Young patient artwork shows creativity and courage

The artist Henri Matisse once said, “creativity takes courage.” So does facing cancer as a child.

Cancer, creativity and courage merged at a recent exhibit of art by patients of Dana-Farber/Boston Children’s Cancer and Blood Disorders Center. The artwork was created during the FACES (Feeling Accepted, Confident, Empowered and Strong) and FLASHES (Filming Life and Sharing Hope, Encouragement and Strength) support groups, which provide Dana-Farber/Boston Children’s patients with socialization, discussion and expression through art.

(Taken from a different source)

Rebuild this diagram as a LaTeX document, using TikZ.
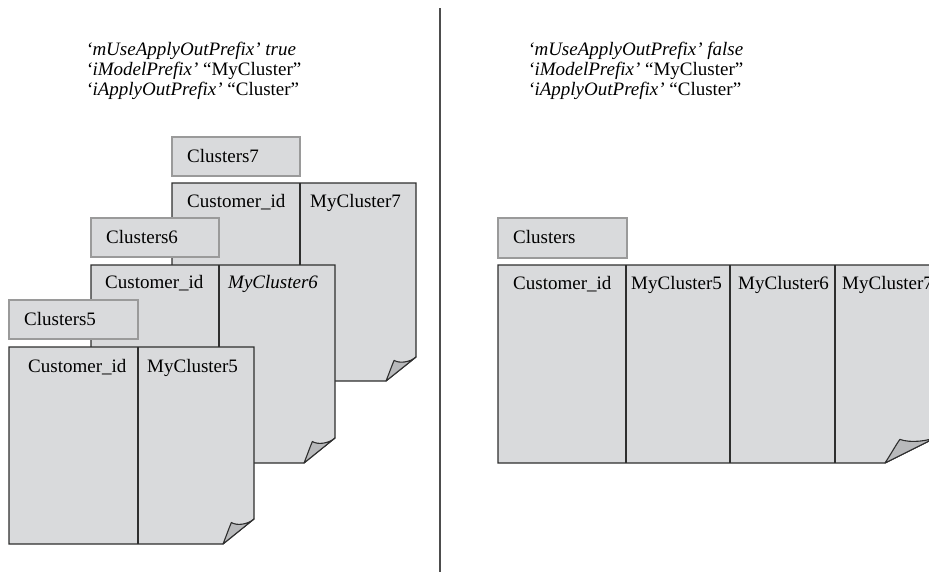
\documentclass[tikz,border=0pt]{standalone}
\usepackage{fontspec}
\setmainfont{Liberation Serif}
\definecolor{docgray}{HTML}{D9DADC}
\definecolor{flapgray}{HTML}{B8B9BB}
\definecolor{docline}{HTML}{2E2E2E}
\definecolor{boxline}{HTML}{9A9A9A}
\newcommand{\paperdoc}[6]{% L T R B fw fh
  \draw[docstyle] (#1,#2) -- (#3,#2) -- (#3,#4-#6) -- (#3-#5,#4) -- (#1,#4) -- cycle;
  \draw[flapstyle] (#3-#5,#4) .. controls (#3-#5+0.1*#5,#4-0.3*#6) and (#3-#5+0.18*#5,#4-0.6*#6) .. (#3-#5+0.27*#5,#4-0.86*#6)
     .. controls (#3-#5+0.45*#5,#4-0.72*#6) and (#3-0.2*#5,#4-0.78*#6) .. (#3,#4-#6) -- cycle;
}
\tikzset{
  docstyle/.style={draw=docline, fill=docgray, line width=1.1pt, line join=miter},
  flapstyle/.style={draw=docline, fill=flapgray, line width=1.1pt, line join=round},
  colline/.style={draw=docline, line width=1.1pt},
  tablebox/.style={draw=boxline, fill=docgray, line width=1.1pt},
  lbl/.style={anchor=base west, inner sep=0pt, font=\fontsize{19}{20}\selectfont},
}
\begin{document}
\begin{tikzpicture}[x=1pt,y=-1pt]
\useasboundingbox (0,0) rectangle (929,573);
\clip (0,0) rectangle (929,573);

% left header
\node[lbl] (lh1) at (86,55) {\itshape ‘mUseApplyOutPrefix’ true};
\node[lbl] (lh2) at (86,75) {\itshape ‘iModelPrefix’\upshape{} “MyCluster”};
\node[lbl] (lh3) at (86,95) {\itshape ‘iApplyOutPrefix’\upshape{} “Cluster”};

% right header
\node[lbl] (rh1) at (528,55) {\itshape ‘mUseApplyOutPrefix’ false};
\node[lbl] (rh2) at (528,75) {\itshape ‘iModelPrefix’\upshape{} “MyCluster”};
\node[lbl] (rh3) at (528,95) {\itshape ‘iApplyOutPrefix’\upshape{} “Cluster”};

% separator
\draw[line width=1.4pt, draw=docline!85] (440,8) -- (440,572);

% Clusters7
\draw[tablebox] (172,137) rectangle (300,176);
\node[lbl] (c7) at (187,162) {Clusters7};
\paperdoc{172}{183}{416}{381}{30}{24}
\draw[colline] (300,183) -- (300,265);
\node[lbl] (c7a) at (187,207) {Customer\_id};
\node[lbl] (c7b) at (310,207) {MyCluster7};

% Clusters6
\draw[tablebox] (91,218) rectangle (219,257);
\node[lbl] (c6) at (106,243) {Clusters6};
\paperdoc{91}{265}{335}{463}{31}{25}
\draw[colline] (219,265) -- (219,347);
\node[lbl] (c6a) at (105,288) {Customer\_id};
\node[lbl] (c6b) at (228,288) {\itshape MyCluster6};

% Clusters5
\draw[tablebox] (9,300) rectangle (138,339);
\node[lbl] (c5) at (24,325) {Clusters5};
\paperdoc{9}{347}{254}{544}{31}{25}
\draw[colline] (138,347) -- (138,544);
\node[lbl] (c5a) at (28,372) {Customer\_id};
\node[lbl] (c5b) at (147,372) {MyCluster5};

% right side
\draw[tablebox] (498,218) rectangle (627,258);
\node[lbl] (cr) at (513,243) {Clusters};
\paperdoc{498}{265}{940}{463}{55}{27.5}
\draw[colline] (626,265) -- (626,463);
\draw[colline] (730,265) -- (730,463);
\draw[colline] (835,265) -- (835,463);
\node[lbl] (cra) at (513,289) {Customer\_id};
\node[lbl] (crb) at (631,289) {MyCluster5};
\node[lbl] (crc) at (738,289) {MyCluster6};
\node[lbl] (crd) at (842,289) {MyCluster7};
\end{tikzpicture}
\end{document}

Here is a sampling of the patients’ work and what they say about it:

Cassandra Crowley

Cassandra Crowley, 20
Arlington, Massachusetts
Lymphoma, stem cell transplant
Paintings
“I wanted to take something negative and turn it into something positive. Being able to make something positive and productive helped me get through.”

Ben Hardcastle

Ben Hardcastle, 12
Upton, Massachusetts
Lymphoma, Decorated sneaker
“You look at the shoe, and you want to have it. But cancer is something you don’t want. If you like the shoe, it comes at a price.”


Cassandra Crowley

Chloe McCarthy, 19
Winchester, Massachusetts
Lymphoma, Needlepoint
“You need a hobby when you’re going through chemotherapy because TV only covers so much boredom.”

Nate Cavallo

Nate Cavallo, 14
Lexington, Massachusetts
Sarcoma, Photographs
“These were taken on my Make-A-Wish trip to Moorea in French Polynesia. My goal was to experience a magical underwater world, which I’d often dreamed of seeing. It’s great I was able to capture this once-in-a-lifetime experience.”


Sarah Levin

Sarah Levin, 14
Brookline, Massachusetts
Acute lymphoblastic leukemia, stem cell transplant, Photograph
“Art helps me explore what I can do with different creative media. I’ve always liked art. It’s fun, and it’s cool to create stuff.”

Harry Clark

Harry Clark, 14
Wellesley, Massachusetts
Craniopharyngioma, Glass cheese plate
“I really like cheese, and I love art. I love expressing my feelings. The red could be happier, and the black could be sad or a little less happy.”


Samantha Mennella

Samantha Mennella, 15
Tyngsborough, Massachusetts
Langerhans cell histiocytosis, Photograph
“Photography shows who you are depending on what you take. I’m colorful. I’m very different. I’m very out-of-the-box.”